Onwuachi developed an interest in cooking while helping his mom with her catering company and also from his favorite TV show, Iron Chef. “I used to run around the house with no shirt on, biting bell peppers as a little kid,” he admits. “What an embarrassing ‘mom story.’” 

Peeling shrimp next to his mother and eating food made with love seems like an idyllic upbringing, but Onwuachi has hit some rough patches. As the servers used to tell diners at The Shaw Bijou, he once resorted to selling candy on the New York subway to support himself. He also cooked in the galleys of ships floating off Louisiana while workers dealt with the aftermath of the Deepwater Horizon oil spill.
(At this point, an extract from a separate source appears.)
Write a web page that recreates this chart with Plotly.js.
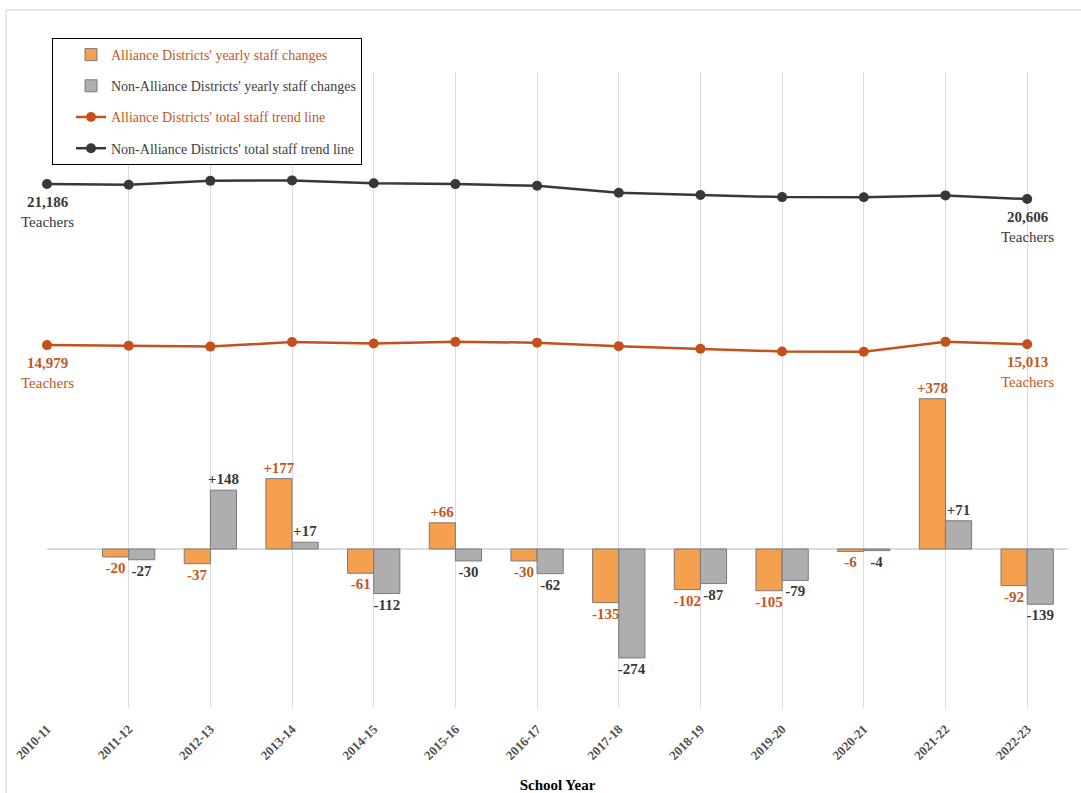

“They were there for me throughout all of the rough times,” he says looking around. “I haven’t always been this polished Kwame. For me to be here right now, having my own businesses, doing something that I love, is something I can’t really put into words ” 

Winston’s eyes crinkle with pride when he talks about his grandson. “You have a young black man that really knows what he wants,” he says. “What I admire most is that if he’s not satisfied with the way things are supposed to go, he’ll choose something and let it go his way.” The room tears up when he talks about how far Onwuachi had to come. 

“The restaurant industry is not an easy business, there’s a high rate of failure,” Winston continues. “I can cook for six people, but I cannot cook for 10. So much goes into cooking that the average person doesn’t know.” 

Cassie is optimistic about Kith and Kin’s success. “This particular kind of restaurant, I think it’s going to go through the roof,” she says. “I think it’s going to be something that D.C. hasn’t seen.” She’s right. “We’re excited that he keeps on going no matter what, that he has the stamina to go forth.”